Ha guiado (repudia el término enseñar) a decenas de cineastas y documentalistas de todo el mundo, a quienes llama colegas, en una academia itinerante llamada Rogue Film School. A pesar de la notable influencia que ejerce, rechaza la etiqueta de genio o autor. Prefiere ser llamado “un buen soldado del cine”. “No en términos militares…, hablo de mantener un puesto de avanzada con un pendón que significa lealtad, coraje y sentido de responsabilidad, cualidades importantes con las que trato de vivir. Tengo credibilidad porque las respaldo con 70 películas”, señala.

Una de sus principales lecciones a los colegas de la escuela, además de cómo falsificar permisos de filmación en lugares públicos, era transmitirles la importancia de la soledad. Esto puede sonar contradictorio para un oficio tan gregario, pero el cineasta cree que solo “tolerarla como una profunda fuente de existencia te permite conectar de forma significativa con los demás”.

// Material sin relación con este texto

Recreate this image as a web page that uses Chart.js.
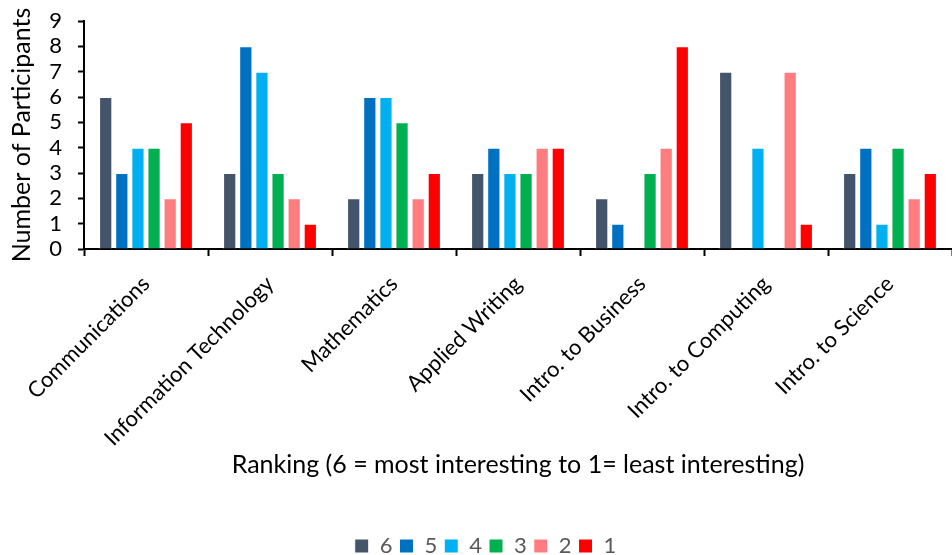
<!DOCTYPE html>
<html>
<head>
<meta charset="utf-8">
<script src="https://cdn.jsdelivr.net/npm/chart.js@4/dist/chart.umd.min.js"></script>
<style>
  html, body { margin: 0; padding: 0; background: #ffffff; }
  #wrap { width: 952px; height: 555px; }
</style>
</head>
<body>
<div id="wrap"><canvas id="chart" width="952" height="555"></canvas></div>
<script>
// Courses rated by participants
const courses = [
  'Communications',
  'Information Technology',
  'Mathematics',
  'Applied Writing',
  'Intro. to Business',
  'Intro. to Computing',
  'Intro. to Science'
];

// Number of participants giving each ranking (6 = most interesting, 1 = least)
const rank6 = [6, 3, 2, 3, 2, 7, 3];
const rank5 = [3, 8, 6, 4, 1, 0, 4];
const rank4 = [4, 7, 6, 3, 0, 4, 1];
const rank3 = [4, 3, 5, 3, 3, 0, 4];
const rank2 = [2, 2, 2, 4, 4, 7, 2];
const rank1 = [5, 1, 3, 4, 8, 1, 3];

const rankLabels = ['6', '5', '4', '3', '2', '1'];
const rankValues = [rank6, rank5, rank4, rank3, rank2, rank1];
const rankColors = ['#44546A', '#0070C0', '#00B0F0', '#00B050', '#FF7C80', '#FF0000'];

const yTicks = [0, 1, 2, 3, 4, 5, 6, 7, 8, 9];

const FONT = 'Lato, "Open Sans", sans-serif';

const datasets = rankLabels.map((lab, i) => ({
  label: lab,
  data: rankValues[i],
  backgroundColor: rankColors[i],
  borderColor: '#ffffff',
  borderWidth: 1,
  borderSkipped: 'bottom',
  barPercentage: 0.82,
  categoryPercentage: 0.78
}));

// Set the legend row a little lower and to the right of its default spot.
const placeLegend = {
  id: 'placeLegend',
  afterLayout(chart) {
    const lg = chart.legend;
    if (lg) {
      lg.top += 12; lg.bottom += 12;
      lg.left += 6; lg.right += 6;
    }
  }
};

new Chart(document.getElementById('chart'), {
  type: 'bar',
  data: { labels: courses, datasets },
  plugins: [placeLegend],
  options: {
    responsive: false,
    animation: false,
    layout: { padding: { top: 21, right: 0, left: 7, bottom: 0 } },
    scales: {
      x: {
        offset: true,
        // the first rotated label may hang past the left of the plot
        afterFit: (scale) => { scale.paddingLeft = 0; },
        grid: {
          display: true,
          offset: true,
          drawOnChartArea: false,
          drawTicks: true,
          tickLength: 7,
          tickColor: '#000000',
          tickWidth: 2
        },
        border: { display: true, color: '#000000', width: 2 },
        ticks: {
          color: '#000000',
          font: { family: FONT, size: 22 },
          minRotation: 45,
          maxRotation: 45,
          autoSkip: false,
          padding: 15
        },
        title: {
          display: true,
          text: 'Ranking (6 = most interesting to 1= least interesting)',
          color: '#000000',
          font: { family: FONT, size: 25 },
          padding: { top: 43, bottom: 36 }
        }
      },
      y: {
        min: 0,
        max: 9,
        afterBuildTicks: (axis) => { axis.ticks = yTicks.map(v => ({ value: v })); },
        afterFit: (scale) => {
          scale.width = 77;
          scale.paddingTop = 0;
          scale.paddingBottom = 0;
        },
        grid: {
          display: true,
          drawOnChartArea: false,
          drawTicks: true,
          tickLength: 6,
          tickColor: '#000000',
          tickWidth: 2
        },
        border: { display: true, color: '#000000', width: 2 },
        ticks: {
          color: '#000000',
          font: { family: FONT, size: 22 },
          padding: 16,
          autoSkip: false,
          stepSize: 1
        },
        title: {
          display: true,
          text: 'Number of Participants',
          color: '#000000',
          font: { family: FONT, size: 25 },
          padding: { top: 0, bottom: 12 }
        }
      }
    },
    plugins: {
      legend: {
        position: 'bottom',
        labels: {
          color: '#595959',
          font: { family: FONT, size: 22 },
          boxWidth: 14,
          boxHeight: 14,
          padding: 7,
          useBorderRadius: false
        }
      },
      tooltip: { enabled: false }
    }
  }
});
</script>
</body>
</html>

Herzog encuentra en la escritura un nutriente a su soledad. “Mi obra escrita vivirá más que mi cine. Puede que me equivoque, pero no importa. Casi todos los guiones han sido escritos por mí, historias inventadas por mí con un profundo sentido poético”. Esto, aclara, sin ser un ser solitario. Su hermano más joven trabaja produciendo películas para él. Lleva 27 años casado con su esposa, Lena. Tiene hijos. “No veo demasiados hombres como yo alrededor. Todos tienen problemas. Soy un bastardo con mucha suerte”.